>>>>
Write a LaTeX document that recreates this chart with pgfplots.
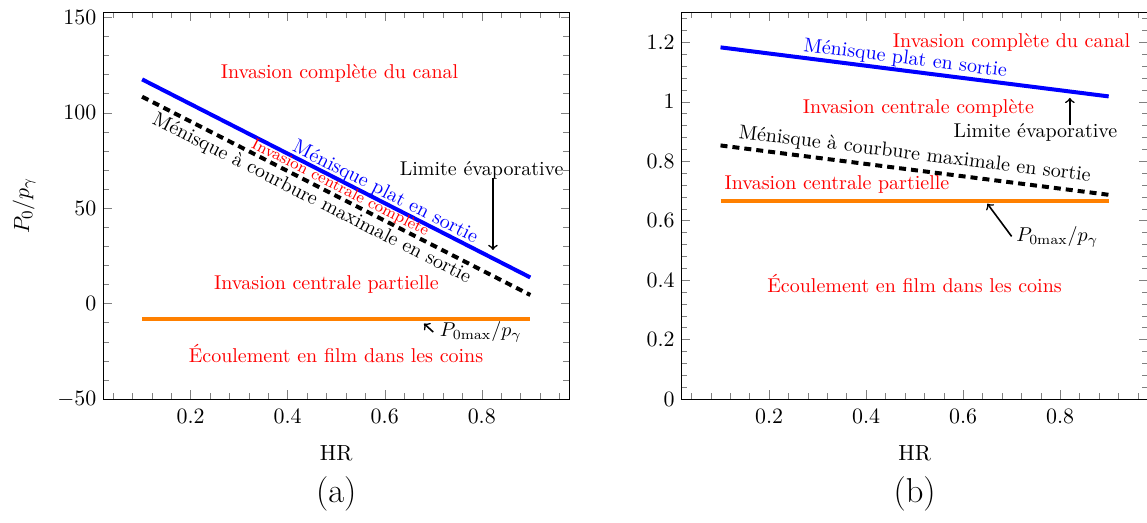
\documentclass[border=0pt]{standalone}
\usepackage{pgfplots}
\pgfplotsset{compat=1.18}
\pgfplotsset{
  every axis/.append style={
    tick label style={font=\fontsize{10.95}{13.6}\selectfont},
    label style={font=\fontsize{10.95}{13.6}\selectfont},
    xticklabel style={yshift=-1.5pt},
    xlabel shift=4.5pt,
    ylabel shift=4pt,
  },
}
\begin{document}
\begin{tikzpicture}
\path[use as bounding box] (0pt,0pt) rectangle (573.5pt,261.5pt);
\begin{axis}[
  at={(51.65pt,62pt)}, anchor=south west,
  scale only axis, width=232.9pt, height=193.2pt,
  xmin=0.02, xmax=0.98, ymin=-50, ymax=152.5,
  xtick distance=0.2, ytick distance=50,
  minor x tick num=4, minor y tick num=4,
  xlabel={HR}, ylabel={$P_0/p_\gamma$},
  clip=false,
]
\addplot[blue, line width=2pt] coordinates {(0.1,117.5) (0.9,13.7)};
\addplot[black, dash pattern=on 3.5pt off 2.5pt, line width=2pt] coordinates {(0.1,108.4) (0.9,4.5)};
\addplot[orange, line width=2pt] coordinates {(0.1,-7.9) (0.9,-7.9)};
\node[red] at (axis cs:0.507,120.5) {Invasion complète du canal};
\node[blue, rotate=-26.9] at (axis cs:0.601,58.2) {Ménisque plat en sortie};
\node[red, rotate=-26.9, font=\footnotesize] at (axis cs:0.508,60.5) {Invasion centrale complète};
\node[rotate=-26.9] at (axis cs:0.4495,54.9) {Ménisque à courbure maximale en sortie};
\node at (axis cs:0.80,69.8) {Limite évaporative};
\draw[->, thick] (axis cs:0.823,65.8) -- (axis cs:0.823,28.1);
\node[red] at (axis cs:0.480,10.2) {Invasion centrale partielle};
\draw[->, thick] (axis cs:0.700,-14.9) -- (axis cs:0.681,-10.5);
\node[anchor=west, inner sep=0pt] at (axis cs:0.713,-15) {$P_{0\mathrm{max}}/p_\gamma$};
\node[red] at (axis cs:0.4996,-26) {Écoulement en film dans les coins};
\node[font=\LARGE] at (rel axis cs:0.5,0) [yshift=-47.5pt] {(a)};
\end{axis}
\begin{axis}[
  at={(340.85pt,62pt)}, anchor=south west,
  scale only axis, width=232.9pt, height=193.2pt,
  xmin=0.02, xmax=0.98, ymin=0, ymax=1.3,
  xtick distance=0.2, ytick distance=0.2,
  minor x tick num=4, minor y tick num=4,
  xlabel={HR},
  clip=false,
]
\addplot[blue, line width=2pt] coordinates {(0.1,1.183) (0.9,1.018)};
\addplot[black, dash pattern=on 3.5pt off 2.5pt, line width=2pt] coordinates {(0.1,0.853) (0.9,0.687)};
\addplot[orange, line width=2pt] coordinates {(0.1,0.667) (0.9,0.667)};
\node[red] at (axis cs:0.70,1.198) {Invasion complète du canal};
\node[blue, rotate=-7.2] at (axis cs:0.481,1.144) {Ménisque plat en sortie};
\node[red] at (axis cs:0.508,0.979) {Invasion centrale complète};
\draw[->, thick] (axis cs:0.82,0.923) -- (axis cs:0.82,1.013);
\node at (axis cs:0.749,0.897) {Limite évaporative};
\node[rotate=-7.0] at (axis cs:0.5005,0.822) {Ménisque à courbure maximale en sortie};
\node[red] at (axis cs:0.34,0.721) {Invasion centrale partielle};
\draw[->, thick] (axis cs:0.70,0.547) -- (axis cs:0.65,0.657);
\node[anchor=west, inner sep=0pt] at (axis cs:0.709,0.547) {$P_{0\mathrm{max}}/p_\gamma$};
\node[red] at (axis cs:0.50,0.387) {Écoulement en film dans les coins};
\node[font=\LARGE] at (rel axis cs:0.5,0) [yshift=-47.5pt] {(b)};
\end{axis}
\end{tikzpicture}
\end{document}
<<<<
Work to do
Copy the material exactly. Do not include the pictures.

Exercise answer
Write a LaTeX document that recreates this chart with pgfplots.
\documentclass[border=0pt]{standalone}
\usepackage{pgfplots}
\pgfplotsset{compat=1.18}
\pgfplotsset{
  every axis/.append style={
    tick label style={font=\fontsize{10.95}{13.6}\selectfont},
    label style={font=\fontsize{10.95}{13.6}\selectfont},
    xticklabel style={yshift=-1.5pt},
    xlabel shift=4.5pt,
    ylabel shift=4pt,
  },
}
\begin{document}
\begin{tikzpicture}
\path[use as bounding box] (0pt,0pt) rectangle (573.5pt,261.5pt);
\begin{axis}[
  at={(51.65pt,62pt)}, anchor=south west,
  scale only axis, width=232.9pt, height=193.2pt,
  xmin=0.02, xmax=0.98, ymin=-50, ymax=152.5,
  xtick distance=0.2, ytick distance=50,
  minor x tick num=4, minor y tick num=4,
  xlabel={HR}, ylabel={$P_0/p_\gamma$},
  clip=false,
]
\addplot[blue, line width=2pt] coordinates {(0.1,117.5) (0.9,13.7)};
\addplot[black, dash pattern=on 3.5pt off 2.5pt, line width=2pt] coordinates {(0.1,108.4) (0.9,4.5)};
\addplot[orange, line width=2pt] coordinates {(0.1,-7.9) (0.9,-7.9)};
\node[red] at (axis cs:0.507,120.5) {Invasion complète du canal};
\node[blue, rotate=-26.9] at (axis cs:0.601,58.2) {Ménisque plat en sortie};
\node[red, rotate=-26.9, font=\footnotesize] at (axis cs:0.508,60.5) {Invasion centrale complète};
\node[rotate=-26.9] at (axis cs:0.4495,54.9) {Ménisque à courbure maximale en sortie};
\node at (axis cs:0.80,69.8) {Limite évaporative};
\draw[->, thick] (axis cs:0.823,65.8) -- (axis cs:0.823,28.1);
\node[red] at (axis cs:0.480,10.2) {Invasion centrale partielle};
\draw[->, thick] (axis cs:0.700,-14.9) -- (axis cs:0.681,-10.5);
\node[anchor=west, inner sep=0pt] at (axis cs:0.713,-15) {$P_{0\mathrm{max}}/p_\gamma$};
\node[red] at (axis cs:0.4996,-26) {Écoulement en film dans les coins};
\node[font=\LARGE] at (rel axis cs:0.5,0) [yshift=-47.5pt] {(a)};
\end{axis}
\begin{axis}[
  at={(340.85pt,62pt)}, anchor=south west,
  scale only axis, width=232.9pt, height=193.2pt,
  xmin=0.02, xmax=0.98, ymin=0, ymax=1.3,
  xtick distance=0.2, ytick distance=0.2,
  minor x tick num=4, minor y tick num=4,
  xlabel={HR},
  clip=false,
]
\addplot[blue, line width=2pt] coordinates {(0.1,1.183) (0.9,1.018)};
\addplot[black, dash pattern=on 3.5pt off 2.5pt, line width=2pt] coordinates {(0.1,0.853) (0.9,0.687)};
\addplot[orange, line width=2pt] coordinates {(0.1,0.667) (0.9,0.667)};
\node[red] at (axis cs:0.70,1.198) {Invasion complète du canal};
\node[blue, rotate=-7.2] at (axis cs:0.481,1.144) {Ménisque plat en sortie};
\node[red] at (axis cs:0.508,0.979) {Invasion centrale complète};
\draw[->, thick] (axis cs:0.82,0.923) -- (axis cs:0.82,1.013);
\node at (axis cs:0.749,0.897) {Limite évaporative};
\node[rotate=-7.0] at (axis cs:0.5005,0.822) {Ménisque à courbure maximale en sortie};
\node[red] at (axis cs:0.34,0.721) {Invasion centrale partielle};
\draw[->, thick] (axis cs:0.70,0.547) -- (axis cs:0.65,0.657);
\node[anchor=west, inner sep=0pt] at (axis cs:0.709,0.547) {$P_{0\mathrm{max}}/p_\gamma$};
\node[red] at (axis cs:0.50,0.387) {Écoulement en film dans les coins};
\node[font=\LARGE] at (rel axis cs:0.5,0) [yshift=-47.5pt] {(b)};
\end{axis}
\end{tikzpicture}
\end{document}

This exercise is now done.